HSBC: Vickers cost too high to stay in UK
HSBC will leave London if there are not substantial changes to the policies proposed by the Vickers Commission, its chief financial officer Iain Mackay said yesterday.
Speaking during the bank’s third-quarter results presentation, Mackay said that Vickers’ demand that bank issue billions in senior unsecured debt in order to absorb losses if it fails would cost HSBC $2.1bn (£1.32bn) a year in addition to the $400m cost of the UK’s bank balance sheet levy.
“We would probably view that cost as being too high,” he said. The treasury is still working out the details however, many of which are incompatible with EU law.

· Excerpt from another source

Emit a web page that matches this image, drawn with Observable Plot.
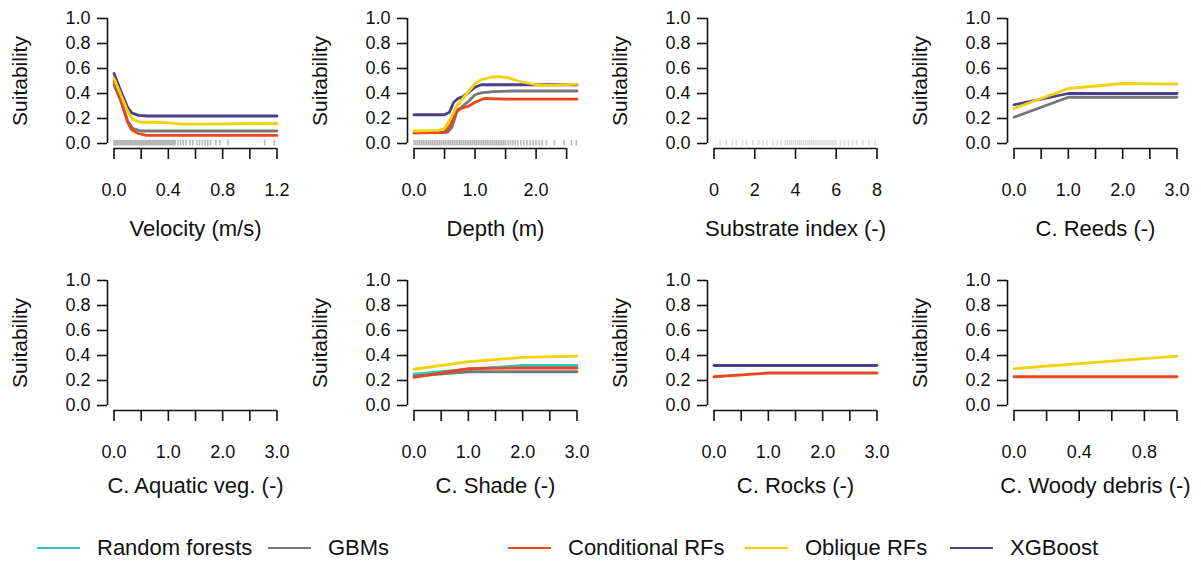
<!DOCTYPE html>
<html>
<head>
<meta charset="utf-8">
<script src="https://cdn.jsdelivr.net/npm/d3@7"></script>
<script src="https://cdn.jsdelivr.net/npm/@observablehq/plot@0.6"></script>
<style>
  html, body { margin: 0; padding: 0; background: #fff; }
  #wrap { position: relative; width: 1201px; height: 561px; overflow: hidden; font-family: "Liberation Sans", Arial, sans-serif; color: #111; }
  .panel { position: absolute; }
  .legend-item { position: absolute; top: 534px; height: 28px; display: flex; align-items: center; font-size: 22px; white-space: nowrap; }
  .legend-item .sw { display: inline-block; width: 43px; height: 0; border-top: 2.6px solid; margin-right: 17px; }
</style>
</head>
<body>
<div id="wrap"></div>
<script>
// ---- Models ----
const models = ["Random forests", "GBMs", "Conditional RFs", "Oblique RFs", "XGBoost"];
const modelColors = ["#2ec5c9", "#777777", "#e9461c", "#f5d10a", "#4a3f8c"];
const drawOrder = ["Random forests", "GBMs", "Conditional RFs", "XGBoost", "Oblique RFs"];

// ---- Y axis ----
const yTicks = [0, 0.2, 0.4, 0.6, 0.8, 1.0];
const yTitle = "Suitability";

// ---- Panel titles ----
const panelTitles = ["Velocity (m/s)", "Depth (m)", "Substrate index (-)", "C. Reeds (-)",
                     "C. Aquatic veg. (-)", "C. Shade (-)", "C. Rocks (-)", "C. Woody debris (-)"];

// ---- X ticks / labels per panel ----
const velocityTicks = [0, 0.2, 0.4, 0.6, 0.8, 1.0, 1.2];
const velocityLabels = [0, 0.4, 0.8, 1.2];
const depthTicks = [0, 0.5, 1.0, 1.5, 2.0, 2.5];
const depthLabels = [0, 1.0, 2.0];
const substrateTicks = [0, 2, 4, 6, 8];
const substrateLabels = [0, 2, 4, 6, 8];
const coverTicks = [0, 0.5, 1.0, 1.5, 2.0, 2.5, 3.0];
const coverLabels = [0, 1.0, 2.0, 3.0];
const woodyTicks = [0, 0.2, 0.4, 0.6, 0.8, 1.0];
const woodyLabels = [0, 0.4, 0.8];

// ---- Data ranges of predictors ----
const velocityRange = [0, 1.2];
const depthRange = [0, 2.67];
const substrateRange = [0, 8];
const coverRange = [0, 3];
const woodyRange = [0, 1];

// ---- Rug (observations) ----
const velocityRug = [0, 0.01, 0.02, 0.03, 0.04, 0.05, 0.06, 0.07, 0.08, 0.09, 0.1, 0.11, 0.12, 0.13, 0.14, 0.15,
  0.16, 0.17, 0.18, 0.19, 0.2, 0.21, 0.22, 0.23, 0.24, 0.25, 0.26, 0.27, 0.28, 0.29, 0.3, 0.31, 0.32, 0.33,
  0.34, 0.35, 0.36, 0.37, 0.38, 0.39, 0.4, 0.41, 0.42, 0.43, 0.44, 0.45, 0.47, 0.49, 0.51, 0.53, 0.56, 0.58,
  0.61, 0.63, 0.65, 0.67, 0.69, 0.71, 0.75, 0.78, 0.84, 1.11, 1.18];
const depthRug = [0, 0.03, 0.06, 0.09, 0.12, 0.15, 0.18, 0.21, 0.24, 0.27, 0.3, 0.33, 0.36, 0.39, 0.42, 0.45,
  0.48, 0.51, 0.54, 0.57, 0.6, 0.63, 0.66, 0.69, 0.72, 0.75, 0.78, 0.81, 0.84, 0.87, 0.9, 0.93, 0.96, 0.99,
  1.02, 1.05, 1.08, 1.11, 1.14, 1.17, 1.2, 1.23, 1.26, 1.29, 1.32, 1.35, 1.38, 1.41, 1.44, 1.47, 1.5, 1.54,
  1.58, 1.62, 1.66, 1.7, 1.75, 1.8, 1.85, 1.9, 1.95, 2.0, 2.05, 2.1, 2.17, 2.3, 2.46, 2.58, 2.66];
const substrateRug = [0.3, 0.6, 0.9, 1.1, 1.4, 1.6, 1.9, 2.2, 2.4, 2.6, 2.9, 3.1, 3.3, 3.5, 3.6, 3.7, 3.8,
  3.9, 4.0, 4.1, 4.2, 4.3, 4.4, 4.5, 4.6, 4.7, 4.8, 4.9, 5.0, 5.1, 5.2, 5.3, 5.4, 5.5, 5.6, 5.7, 5.8, 5.9,
  6.0, 6.2, 6.4, 6.6, 6.8, 7.0, 7.3, 7.6, 7.9];

// ---- Response curves: [x, suitability] ----
const velocityGBM = [[0, 0.47], [0.05, 0.34], [0.1, 0.18], [0.14, 0.12], [0.2, 0.1], [1.2, 0.1]];
const velocityCRF = [[0, 0.5], [0.05, 0.35], [0.1, 0.17], [0.13, 0.11], [0.18, 0.08], [0.24, 0.065], [1.2, 0.065]];
const velocityORF = [[0, 0.52], [0.05, 0.39], [0.1, 0.26], [0.14, 0.19], [0.2, 0.17], [0.3, 0.17], [0.4, 0.165],
  [0.5, 0.155], [0.7, 0.155], [1.0, 0.16], [1.2, 0.16]];
const velocityXGB = [[0, 0.56], [0.05, 0.42], [0.1, 0.29], [0.13, 0.245], [0.18, 0.225], [0.25, 0.22], [1.2, 0.22]];

const depthGBM = [[0, 0.085], [0.55, 0.09], [0.62, 0.13], [0.7, 0.25], [0.8, 0.3], [0.9, 0.34], [1.0, 0.39],
  [1.1, 0.405], [1.3, 0.415], [1.6, 0.42], [2.67, 0.42]];
const depthCRF = [[0, 0.085], [0.5, 0.09], [0.6, 0.15], [0.7, 0.27], [0.8, 0.285], [0.9, 0.3], [1.0, 0.33],
  [1.15, 0.36], [1.5, 0.355], [2.67, 0.355]];
const depthORF = [[0, 0.1], [0.4, 0.105], [0.5, 0.12], [0.6, 0.2], [0.7, 0.3], [0.8, 0.36], [0.9, 0.42],
  [1.0, 0.48], [1.1, 0.51], [1.25, 0.53], [1.4, 0.535], [1.55, 0.525], [1.7, 0.5], [1.85, 0.485],
  [2.0, 0.47], [2.2, 0.465], [2.67, 0.475]];
const depthXGB = [[0, 0.23], [0.5, 0.23], [0.58, 0.25], [0.65, 0.33], [0.72, 0.36], [0.8, 0.375], [0.9, 0.41],
  [1.0, 0.45], [1.1, 0.47], [2.67, 0.47]];

const reedsGBM = [[0, 0.21], [1, 0.37], [3, 0.37]];
const reedsORF = [[0, 0.28], [1, 0.44], [2, 0.48], [3, 0.475]];
const reedsXGB = [[0, 0.31], [1, 0.4], [3, 0.4]];

const shadeRF = [[0, 0.25], [1, 0.29], [2, 0.32], [3, 0.32]];
const shadeGBM = [[0, 0.235], [1, 0.27], [3, 0.27]];
const shadeCRF = [[0, 0.225], [1, 0.295], [2, 0.3], [3, 0.3]];
const shadeORF = [[0, 0.29], [1, 0.35], [2, 0.385], [3, 0.395]];

const rocksCRF = [[0, 0.23], [1, 0.26], [3, 0.26]];
const rocksXGB = [[0, 0.32], [3, 0.32]];

const woodyCRF = [[0, 0.23], [1, 0.23]];
const woodyORF = [[0, 0.295], [1, 0.395]];

// ---- Panel definitions (built from the arrays above) ----
const panels = [
  {title: panelTitles[0], range: velocityRange, ticks: velocityTicks, labels: velocityLabels, rug: velocityRug,
   curves: {"GBMs": velocityGBM, "Conditional RFs": velocityCRF, "Oblique RFs": velocityORF, "XGBoost": velocityXGB}},
  {title: panelTitles[1], range: depthRange, ticks: depthTicks, labels: depthLabels, rug: depthRug,
   curves: {"GBMs": depthGBM, "Conditional RFs": depthCRF, "Oblique RFs": depthORF, "XGBoost": depthXGB}},
  {title: panelTitles[2], range: substrateRange, ticks: substrateTicks, labels: substrateLabels, rug: substrateRug,
   curves: {}, intLabels: true, rugOpacity: 0.35},
  {title: panelTitles[3], range: coverRange, ticks: coverTicks, labels: coverLabels, rug: [],
   curves: {"GBMs": reedsGBM, "Oblique RFs": reedsORF, "XGBoost": reedsXGB}},
  {title: panelTitles[4], range: coverRange, ticks: coverTicks, labels: coverLabels, rug: [], curves: {}},
  {title: panelTitles[5], range: coverRange, ticks: coverTicks, labels: coverLabels, rug: [],
   curves: {"Random forests": shadeRF, "GBMs": shadeGBM, "Conditional RFs": shadeCRF, "Oblique RFs": shadeORF}},
  {title: panelTitles[6], range: coverRange, ticks: coverTicks, labels: coverLabels, rug: [],
   curves: {"Conditional RFs": rocksCRF, "XGBoost": rocksXGB}},
  {title: panelTitles[7], range: woodyRange, ticks: woodyTicks, labels: woodyLabels, rug: [],
   curves: {"Conditional RFs": woodyCRF, "Oblique RFs": woodyORF}}
];

const FONT = '"Liberation Sans", Arial, sans-serif';
const wrap = document.getElementById("wrap");

panels.forEach((p, i) => {
  const col = i % 4, row = Math.floor(i / 4);
  const w = col === 3 ? 301 : 300;
  const [x0, x1] = p.range;
  const pad = 0.04 * (x1 - x0);
  const rows = [];
  for (const m of drawOrder) {
    if (p.curves[m]) for (const [x, y] of p.curves[m]) rows.push({model: m, x, y});
  }
  const fmt = p.intLabels ? (d => String(d)) : (d => d.toFixed(1));
  const labelSet = new Set(p.labels.map(v => +v.toFixed(4)));
  const chart = Plot.plot({
    width: w,
    height: 262,
    marginLeft: 107,
    marginRight: w - 283,
    marginTop: 13,
    marginBottom: 114,
    x: {domain: [x0 - pad, x1 + pad], axis: null},
    y: {domain: [-0.04, 1.04], axis: null},
    color: {domain: models, range: modelColors},
    style: {fontFamily: FONT, fontSize: "18px", color: "#111", background: "transparent", overflow: "visible"},
    marks: [
      // rug
      Plot.ruleX(p.rug, {x: d => d, y1: -0.02, y2: 0.025, stroke: "#9a9a9a",
                          strokeOpacity: p.rugOpacity ?? 0.7, strokeWidth: 1.6}),
      // curves
      Plot.line(rows, {x: "x", y: "y", z: "model", stroke: "model", strokeWidth: 2.8, curve: "linear"}),
      // y axis
      Plot.ruleX([x0 - pad], {y1: 0, y2: 1, stroke: "#111", strokeWidth: 1.6}),
      Plot.axisY({ticks: yTicks, tickSize: 10, tickPadding: 7, tickFormat: d => d.toFixed(1), label: null,
                  stroke: "#111", strokeWidth: 1.6, fill: "#111"}),
      // x axis
      Plot.ruleY([-0.04], {x1: p.ticks[0], x2: p.ticks[p.ticks.length - 1], stroke: "#111", strokeWidth: 1.6}),
      Plot.axisX({ticks: p.ticks, tickSize: 11, tickPadding: 24, label: null,
                  tickFormat: d => labelSet.has(+d.toFixed(4)) ? fmt(d) : "",
                  stroke: "#111", strokeWidth: 1.6, fill: "#111"}),
      // titles
      Plot.text([p.title], {text: d => d, frameAnchor: "bottom", dy: row === 0 ? 80 : 75, fontSize: 22,
                            fill: "#111", lineAnchor: "middle"}),
      Plot.text([yTitle], {text: d => d, frameAnchor: "left", dx: -87, rotate: -90, fontSize: 21, fill: "#111",
                           textAnchor: "middle", lineAnchor: "middle"})
    ]
  });
  const div = document.createElement("div");
  div.className = "panel";
  div.style.left = (col * 300) + "px";
  div.style.top = (row * 262) + "px";
  div.appendChild(chart);
  wrap.appendChild(div);
});

// ---- Legend ----
const legendX = [37, 268, 508, 745, 950];
models.forEach((m, i) => {
  const item = document.createElement("div");
  item.className = "legend-item";
  item.style.left = legendX[i] + "px";
  const sw = document.createElement("span");
  sw.className = "sw";
  sw.style.borderTopColor = modelColors[i];
  item.appendChild(sw);
  const t = document.createElement("span");
  t.textContent = m;
  item.appendChild(t);
  wrap.appendChild(item);
});
</script>
</body>
</html>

In September, City A.M. revealed both that Hong Kong is courting HSBC to get the bank to redomicile to Asia and that the ICB’s capital proposals were causing concern to banks like HSBC and Standard Chartered, which fund themselves mainly out of deposits and have not sold enough bonds to fulfill the ICB requirements. HSBC has a loan-to-deposit ratio of 76 per cent.
Despite its regulatory worries, the bank reported a more-than-doubling in quarterly pre-tax profit to $7.16bn yesterday. Impairment costs rose by $700m, however, driven by its US business, and its cost-to-income ratio crept up to 62.7 per cent.